Conflitti che in Romania creano confusione e tensione assicurando spettacolo su tutti i canali televisivi. Il 5 febbraio, appena tornato dalle ferie, il ministro degli Esteri Mihai Razvan Ungureanu ha rassegnato le dimissioni richieste dal premier Tariceanu. Il motivo ufficiale è la mancata informazione sul caso dei due operai, la ragione avrebbe anche a che fare con la vicinanza del ministro al Presidente della Repubblica.
Quanto a Ungureanu, ha spiegato di non aver ritenuto necessario informare il premier perché sarebbe stato di competenza dei servizi consolari. Invece il presidente è stato informato in qualità di capo del Consiglio supremo per la difesa dello stato che coordina anche i servizi segreti.
C’è un ulteriore particolare non trascurabile. L’estate scorsa il Partito liberale del primo ministro Tariceanu aveva proposto il ritiro delle truppe romene dall’Iraq, idea respinta non solo dal presidente Basescu ma anche dall’allora ministro degli Esteri Ungureanu (nel governo di centrodestra che da un pò di tempo è un governo di minoranza dopo il ritiro dei conservatori). Comunque alla fine la storia ha avuto un lieto fine. I due operai romeni sono tornati in patria. L’unico a perdere qualcosa è stato il ministro degli Esteri compensato in qualche misura dal premier che gli ha affidato la guida dell’Istituto di studi liberali.
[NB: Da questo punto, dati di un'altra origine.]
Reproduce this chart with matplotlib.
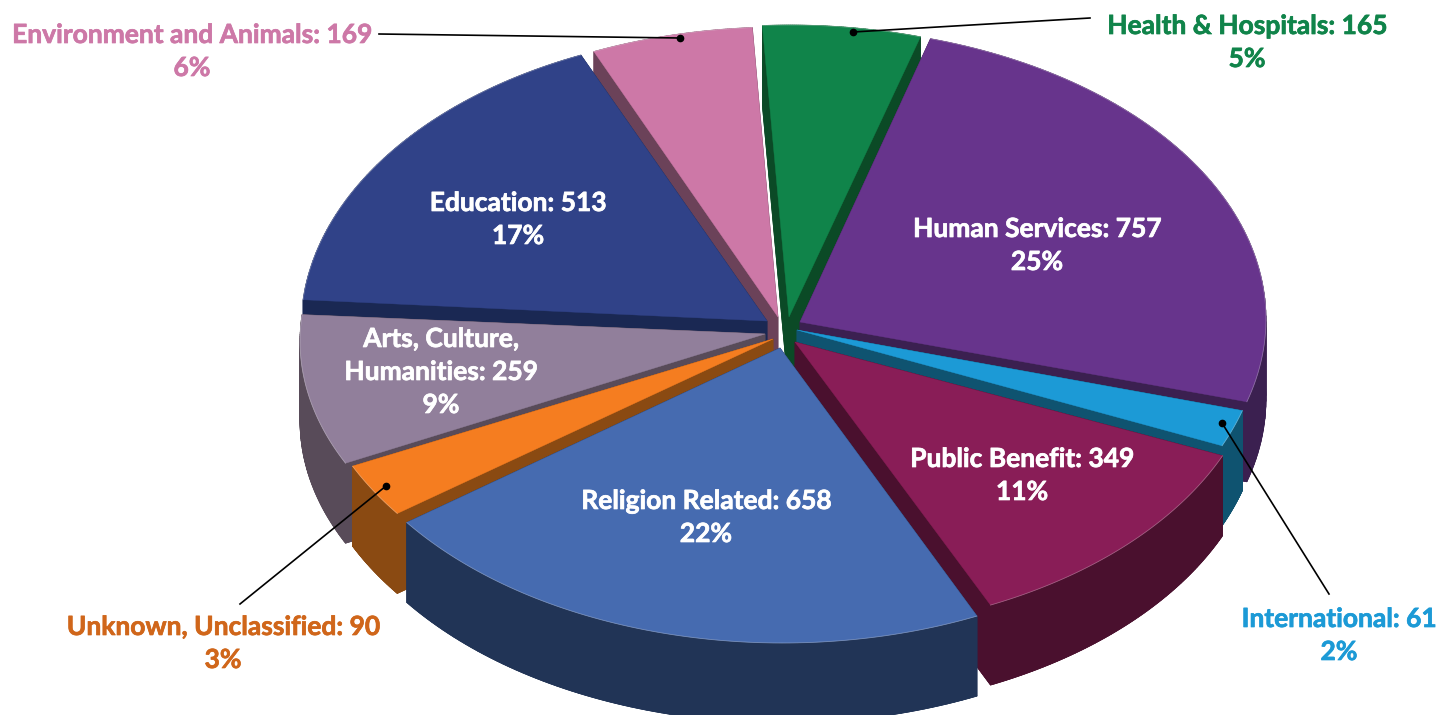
import numpy as np
import matplotlib
matplotlib.use("Agg")
import matplotlib.pyplot as plt
import matplotlib.patheffects as pe

# data, clockwise from the top
categories = ["Health & Hospitals", "Human Services", "International", "Public Benefit",
              "Religion Related", "Unknown, Unclassified", "Arts, Culture,\nHumanities",
              "Education", "Environment and Animals"]
values = [165, 757, 61, 349, 658, 90, 259, 513, 169]
percents = [5, 25, 2, 11, 22, 3, 9, 17, 6]

# styles
top_colors = ["#10844a", "#67348c", "#1c9ad6", "#891d57", "#466bb0", "#f57d20", "#917f9b", "#304288", "#cd78a7"]
wall_colors = ["#0b4a26", "#3b2050", "#0f5370", "#4a102e", "#213456", "#8a4a12", "#584b59", "#1a2853", "#6b4259"]
text_colors = ["#10844a", "white", "#1c9ad6", "white", "white", "#d0661a", "white", "white", "#cd78a7"]

# layout in pixels
W, H = 1438, 715
rx = 466
ry = [295, 292, 295, 295, 295, 295, 283.5, 297, 295]
depth = 80
start_deg = -3.4
apex = [(789, 317), (800, 322), (797, 330), (795, 342), (780, 348), (773, 339), (765, 334), (767, 321), (778, 317)]
rim_center = [(790, 320), (800, 319), (795.5, 327), (796, 337), (782.5, 348), (773, 339), (766, 341), (767, 327.3), (780, 322)]
label_pos = [(1247, 26), (1037, 229), (1339, 619), (1022, 459), (706, 501), (223, 627), (441, 339), (518, 203), (192, 35)]
line_gap = 33
draw_order = [8, 0, 7, 1, 6, 2, 5, 3, 4]
leaders = {0: ((853, 32), (1090, 18)), 2: ((1222, 423), (1329, 594)),
           5: ((386, 486), (240, 604)), 8: ((680, 38), (379, 34))}

fig = plt.figure(figsize=(W / 100, H / 100), dpi=100)
ax = fig.add_axes([0, 0, 1, 1])
ax.set_xlim(0, W)
ax.set_ylim(H, 0)
ax.axis("off")

sweeps = np.array(values) / sum(values) * 360
edges = start_deg + np.concatenate([[0], np.cumsum(sweeps)])


def sector_outline(i):
    # apex first, then the rim going clockwise
    t = np.radians(np.linspace(edges[i], edges[i + 1], 80))
    xs = rim_center[i][0] + rx * np.sin(t)
    ys = rim_center[i][1] - ry[i] * np.cos(t)
    return np.concatenate([[apex[i][0]], xs]), np.concatenate([[apex[i][1]], ys])


for i in draw_order:
    xs, ys = sector_outline(i)
    wall = wall_colors[i]
    # bottom face and the swept sides
    ax.fill(xs, ys + depth, color=wall, lw=0.5)
    n = len(xs)
    for k in range(n):
        j = (k + 1) % n
        ax.fill([xs[k], xs[j], xs[j], xs[k]], [ys[k], ys[j], ys[j] + depth, ys[k] + depth], color=wall, lw=0.5)
    ax.fill(xs, ys, color=top_colors[i], lw=0.3)
    # faint highlight along the rim
    ax.plot(xs[1:], ys[1:], color="white", alpha=0.3, lw=0.6)

for i, (dot, end) in leaders.items():
    ax.plot([dot[0], end[0]], [dot[1], end[1]], color="black", lw=1.2, zorder=5)
    ax.plot(dot[0], dot[1], "o", color="black", ms=4.5, zorder=5)

for i in range(len(categories)):
    lines = f"{categories[i]}: {values[i]}\n{percents[i]}%".split("\n")
    x, y = label_pos[i]
    for k, line in enumerate(lines):
        t = ax.text(x, y + k * line_gap, line, family="Lato", weight="bold", fontsize=19,
                    color=text_colors[i], ha="center", va="center", zorder=6)
        # the original text is a bit heavier than Lato Bold here
        t.set_path_effects([pe.withStroke(linewidth=0.5, foreground=text_colors[i])])

fig.savefig("out.png", dpi=100)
Se la politica si infiamma, le missioni di pace all’estero invece non corrono rischi di finanziamento. Il ministero della Difesa di Bucarest ha annunciato che quest’anno 3200 di militari romeni potrebbero partecipare simultaneamente in missioni internazionali. Attualmente la Romania ha in Iraq, Afghanistan e nei Balcani Occidentali 1700 militari. La differenza fino a 3200 che può offrire l’esercito è rappresentata da unità e sottounità con effettivi completi di azione per quali c’è gia l’approvazione del Consiglio Supremo per la difesa dello stato e del Parlamento.